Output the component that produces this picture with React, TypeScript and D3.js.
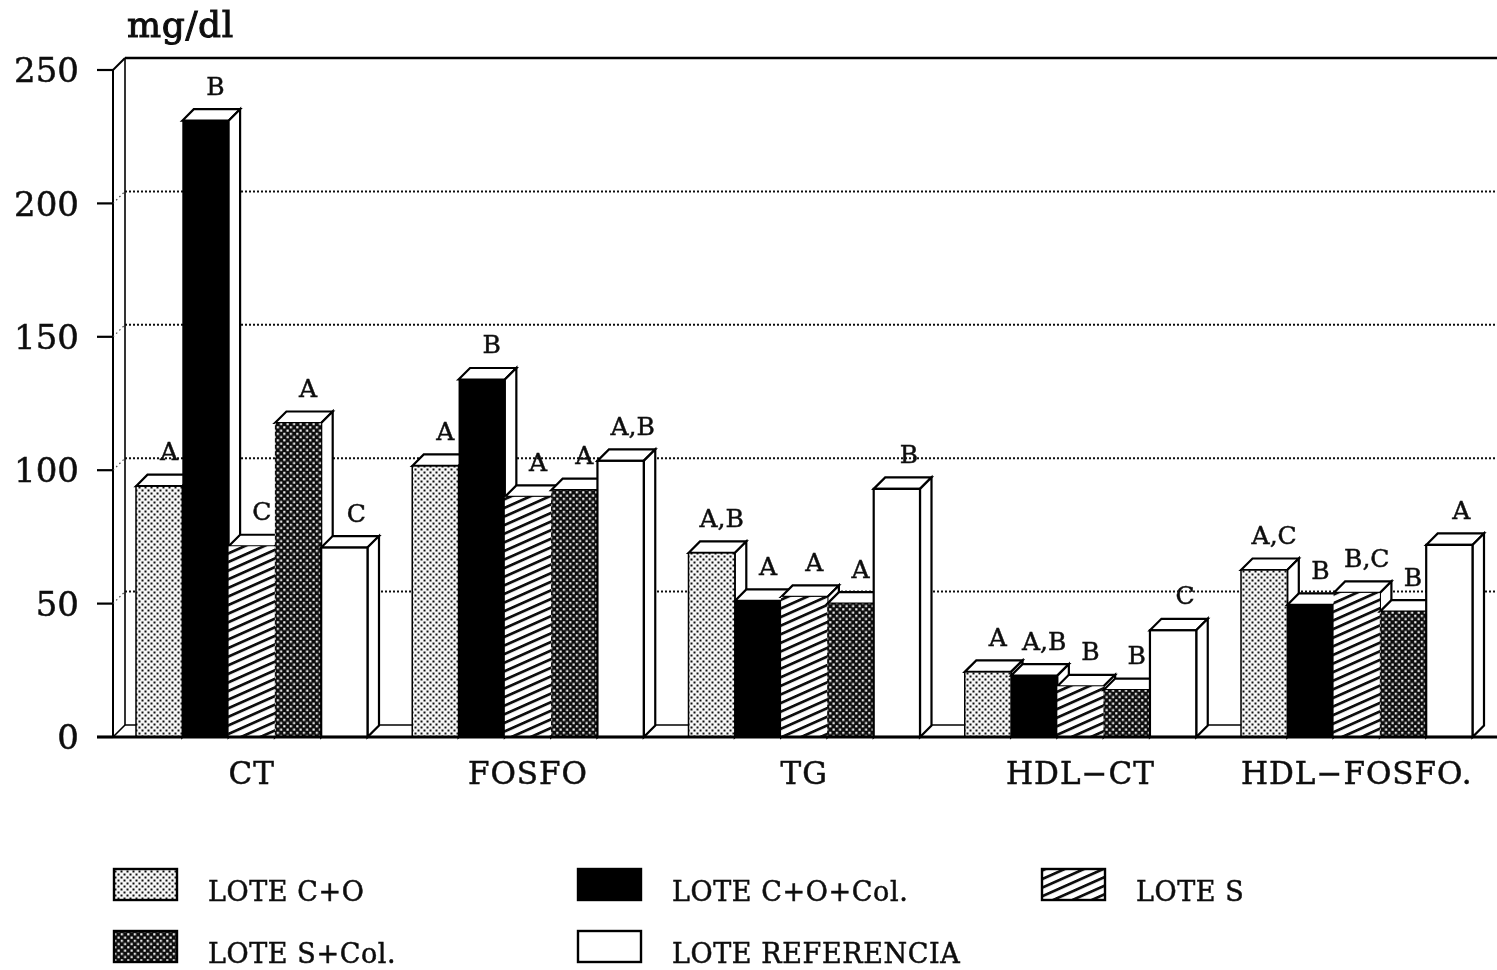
import React from "react";
import * as d3 from "d3";

const categories = ["CT", "FOSFO", "TG", "HDL−CT", "HDL−FOSFO."];
const seriesNames = ["LOTE C+O", "LOTE C+O+Col.", "LOTE S", "LOTE S+Col.", "LOTE REFERENCIA"];
const valuesCO = [94, 101.6, 69, 24.4, 62.6];
const valuesCOCol = [231, 134, 51, 23, 49.5];
const valuesS = [71.5, 90, 52.5, 19, 54];
const valuesSCol = [117.7, 92.5, 50, 17.6, 47];
const valuesRef = [71, 103.5, 93, 40, 72];
const lettersCO = ["A", "A", "A,B", "A", "A,C"];
const lettersCOCol = ["B", "B", "A", "A,B", "B"];
const lettersS = ["C", "A", "A", "B", "B,C"];
const lettersSCol = ["A", "A", "A", "B", "B"];
const lettersRef = ["C", "A,B", "B", "C", "A"];
const yTicks = [0, 50, 100, 150, 200, 250];

const series = [valuesCO, valuesCOCol, valuesS, valuesSCol, valuesRef];
const letters = [lettersCO, lettersCOCol, lettersS, lettersSCol, lettersRef];
const fills = ["url(#dots)", "#000", "url(#hatch)", "url(#dense)", "#fff"];

const serif = "'DejaVu Serif', serif";
const y = d3.scaleLinear().domain([0, 250]).range([737, 70]);
const xGroup = d3.scaleBand<number>().domain(d3.range(categories.length)).range([136, 1472.5]).paddingInner(0.162);
const xBar = d3.scaleBand<number>().domain(d3.range(seriesNames.length)).range([0, xGroup.bandwidth()]);
const depth = 11.5;
const legendX = [114, 578, 1042];
const legendY = [869, 931];

const pts = (a: number[][]) => a.map((p) => p.join(",")).join(" ");
const ink = { fill: "#111", stroke: "#111", strokeWidth: 0.5 };

export default function App() {
  const wallX = 113;
  const W = 1497;
  return (
    <svg width={W} height={970} viewBox={`0 0 ${W} 970`} style={{ position: "absolute", left: 0, top: 0, background: "#fff", display: "block" }}>
      <defs>
        <filter id="scan" x="0" y="0" width="100%" height="100%">
          <feGaussianBlur stdDeviation="0.45" />
        </filter>
        <pattern id="dots" width={6} height={6} patternUnits="userSpaceOnUse">
          <rect width={6} height={6} fill="#f6f6f6" />
          <rect x={0.5} y={0.5} width={2} height={2} fill="#111" />
          <rect x={3.5} y={3.5} width={2} height={2} fill="#111" />
        </pattern>
        <pattern id="dense" width={6.5} height={6.5} patternUnits="userSpaceOnUse">
          <rect width={6.5} height={6.5} fill="#0c0c0c" />
          <rect x={0.5} y={0.5} width={2.2} height={2.2} fill="#eee" />
          <rect x={3.75} y={3.75} width={2.2} height={2.2} fill="#eee" />
        </pattern>
        <pattern id="hatch" width={12} height={8.6} patternUnits="userSpaceOnUse" patternTransform="skewY(-24)">
          <rect width={12} height={8.6} fill="#fff" />
          <rect y={0} width={12} height={3} fill="#111" />
        </pattern>
      </defs>

      <g filter="url(#scan)">
        {/* back wall and floor */}
        <line x1={wallX + 12} y1={58} x2={W} y2={58} stroke="#000" strokeWidth={2.6} />
        <line x1={wallX + 12} y1={58} x2={wallX + 12} y2={725} stroke="#000" strokeWidth={1.6} />
        <line x1={wallX} y1={70} x2={wallX} y2={737} stroke="#000" strokeWidth={2} />
        <line x1={wallX} y1={70} x2={wallX + 12} y2={58} stroke="#000" strokeWidth={2} />
        <line x1={wallX} y1={737} x2={wallX + 12} y2={725} stroke="#000" strokeWidth={1.6} />
        <line x1={wallX + 12} y1={725} x2={W - 22} y2={725} stroke="#000" strokeWidth={1.6} />
        {yTicks.filter((t) => t > 0).slice(0, 4).map((t) => (
          <g key={t}>
            <line x1={wallX + 12} y1={y(t) - 12} x2={W} y2={y(t) - 12} stroke="#111" strokeWidth={2} strokeDasharray="2 2" />
            <line x1={wallX} y1={y(t)} x2={wallX + 12} y2={y(t) - 12} stroke="#444" strokeWidth={1.2} strokeDasharray="1.5 3" />
          </g>
        ))}

        {/* bars */}
        {categories.map((c, gi) => (
          <g key={c}>
            {series.map((vals, si) => {
              const x0 = xGroup(gi)! + xBar(si)!;
              const w = xBar.bandwidth();
              const t = y(vals[gi]);
              const b = y(0);
              return (
                <g key={si}>
                  <polygon points={pts([[x0, t], [x0 + depth, t - depth], [x0 + w + depth, t - depth], [x0 + w, t]])} fill="#fff" stroke="#000" strokeWidth={2.2} />
                  <polygon points={pts([[x0 + w, t], [x0 + w + depth, t - depth], [x0 + w + depth, b - depth], [x0 + w, b]])} fill="#fff" stroke="#000" strokeWidth={2.2} />
                  <rect x={x0} y={t} width={w} height={b - t} fill={fills[si]} stroke={si === 4 || si === 0 ? "#000" : "none"} strokeWidth={si === 0 ? 1.5 : 2.2} />
                </g>
              );
            })}
            {letters.map((ls, si) => (
              <text key={si} x={xGroup(gi)! + xBar(si)! + xBar.bandwidth() / 2 + (si === 4 ? 12 : 10)} y={y(series[si][gi]) - 35} dy="0.36em" textAnchor="middle" fontFamily={serif} fontSize={25} {...ink}>
                {ls[gi]}
              </text>
            ))}
          </g>
        ))}

        {/* axis */}
        <line x1={97} y1={737} x2={W} y2={737} stroke="#000" strokeWidth={2.8} />
        {yTicks.map((t) => (
          <g key={t}>
            <line x1={97} y1={y(t)} x2={wallX} y2={y(t)} stroke="#000" strokeWidth={2.2} />
            <text x={79} y={y(t)} dy="0.36em" textAnchor="end" fontFamily={serif} fontSize={34} {...ink}>{t}</text>
          </g>
        ))}
        {categories.map((c, gi) => (
          <text key={c} x={xGroup(gi)! + xGroup.bandwidth() / 2} y={773} dy="0.36em" textAnchor="middle" fontFamily={serif} fontSize={31} letterSpacing={1} {...ink}>{c}</text>
        ))}
        <text x={127} y={37} fontFamily={serif} fontSize={36} letterSpacing={0.6} {...ink} strokeWidth={1}>mg/dl</text>

        {/* legend */}
        {seriesNames.map((n, i) => {
          const lx = legendX[i % 3];
          const ly = legendY[Math.floor(i / 3)];
          return (
            <g key={n}>
              <rect x={lx} y={ly} width={63} height={31} fill={fills[i]} stroke="#000" strokeWidth={2.4} />
              <text x={lx + 94} y={ly + 32} fontFamily={serif} fontSize={27} letterSpacing={0.6} {...ink}>{n}</text>
            </g>
          );
        })}
      </g>
    </svg>
  );
}
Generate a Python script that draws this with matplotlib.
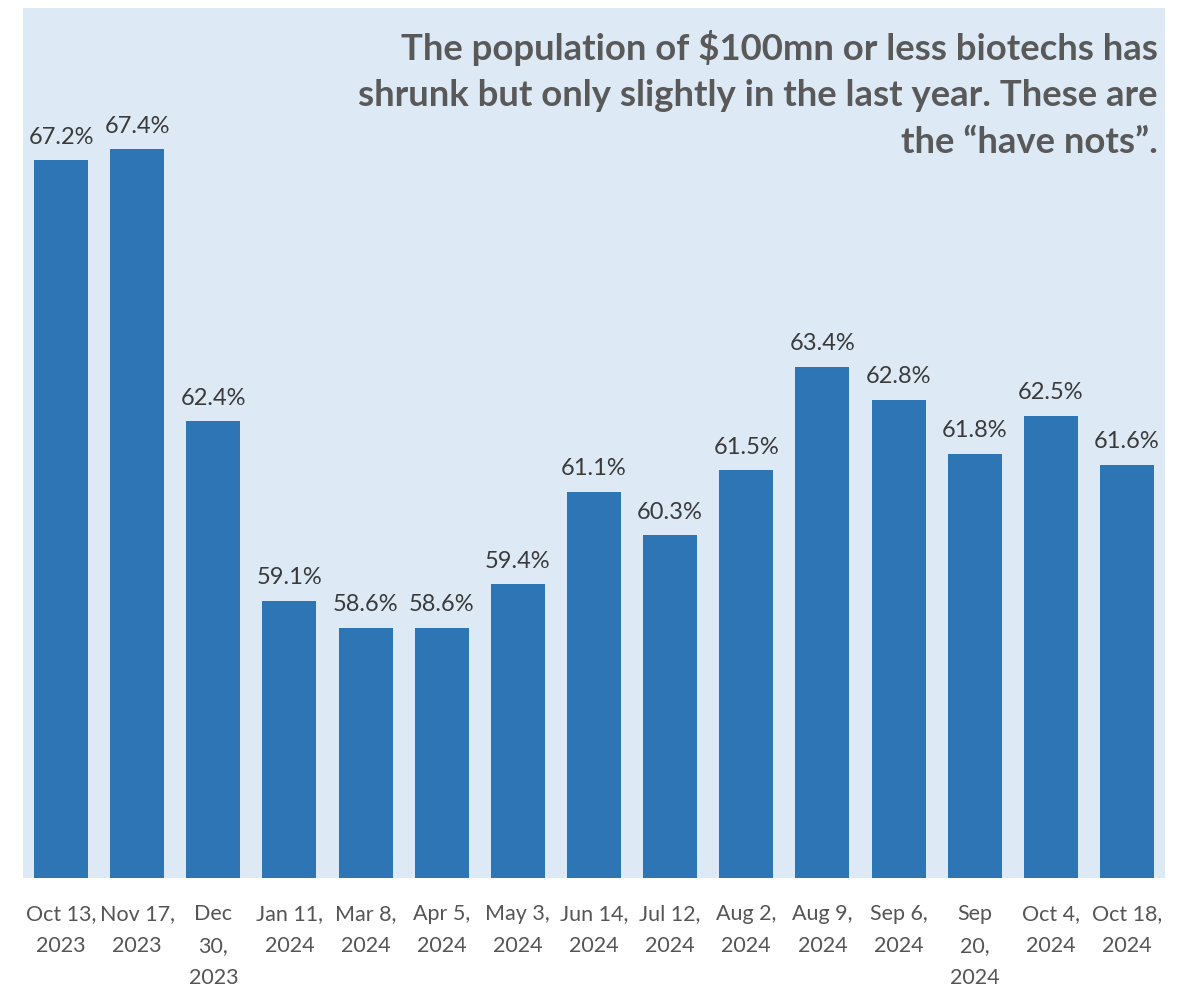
import matplotlib
matplotlib.use("Agg")
import matplotlib.pyplot as plt

categories = ["Oct 13,\n2023", "Nov 17,\n2023", "Dec\n30,\n2023", "Jan 11,\n2024",
              "Mar 8,\n2024", "Apr 5,\n2024", "May 3,\n2024", "Jun 14,\n2024",
              "Jul 12,\n2024", "Aug 2,\n2024", "Aug 9,\n2024", "Sep 6,\n2024",
              "Sep\n20,\n2024", "Oct 4,\n2024", "Oct 18,\n2024"]
values = [67.2, 67.4, 62.4, 59.1, 58.6, 58.6, 59.4, 61.1, 60.3, 61.5, 63.4, 62.8, 61.8, 62.5, 61.6]
title = ("The population of $100mn or less biotechs has\n"
         "shrunk but only slightly in the last year. These are\n"
         "the \u201chave nots\u201d.")

bar_color = "#2e75b6"
bg_color = "#ddeaf6"
label_font = ["Lato", "DejaVu Sans"]

fig = plt.figure(figsize=(11.93, 9.88), dpi=100)
ax = fig.add_axes([23 / 1193, 1 - 878 / 988, (1165 - 23) / 1193, (878 - 8) / 988])
ax.set_facecolor(bg_color)

x = list(range(len(values)))
ax.bar(x, values, width=0.71, color=bar_color, zorder=2)
ax.set_ylim(54, 70)
ax.set_xlim(-0.5, len(values) - 0.5)

for xi, v in zip(x, values):
    ax.annotate(f"{v:.1f}%", (xi, v), xytext=(0, 9), textcoords="offset points",
                ha="center", va="bottom", fontsize=17, color="#3a3a3a",
                family=label_font, fontweight="normal")

ax.set_xticks(x)
ax.set_xticklabels(categories, fontsize=15.5, color="#555555", family=label_font,
                   linespacing=1.75, va="top")
ax.tick_params(axis="x", length=0, pad=19)
ax.set_yticks([])
for s in ax.spines.values():
    s.set_visible(False)

fig.text(1158 / 1193, 1 - 30 / 988, title, ha="right", va="top",
         fontsize=26.3, fontweight="bold", color="#595959", linespacing=1.5,
         family=["Lato", "DejaVu Sans"])

fig.savefig("out.png", dpi=100)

══════════════════════════════

→ **Problem details**
Look above for the line with "Generate a Python" and copy exactly from it through the line with "import matplotlib.pyplot as plt", both included. Omit the pictures.

→ **Result of the task**
Generate a Python script that draws this with matplotlib.
import matplotlib
matplotlib.use("Agg")
import matplotlib.pyplot as plt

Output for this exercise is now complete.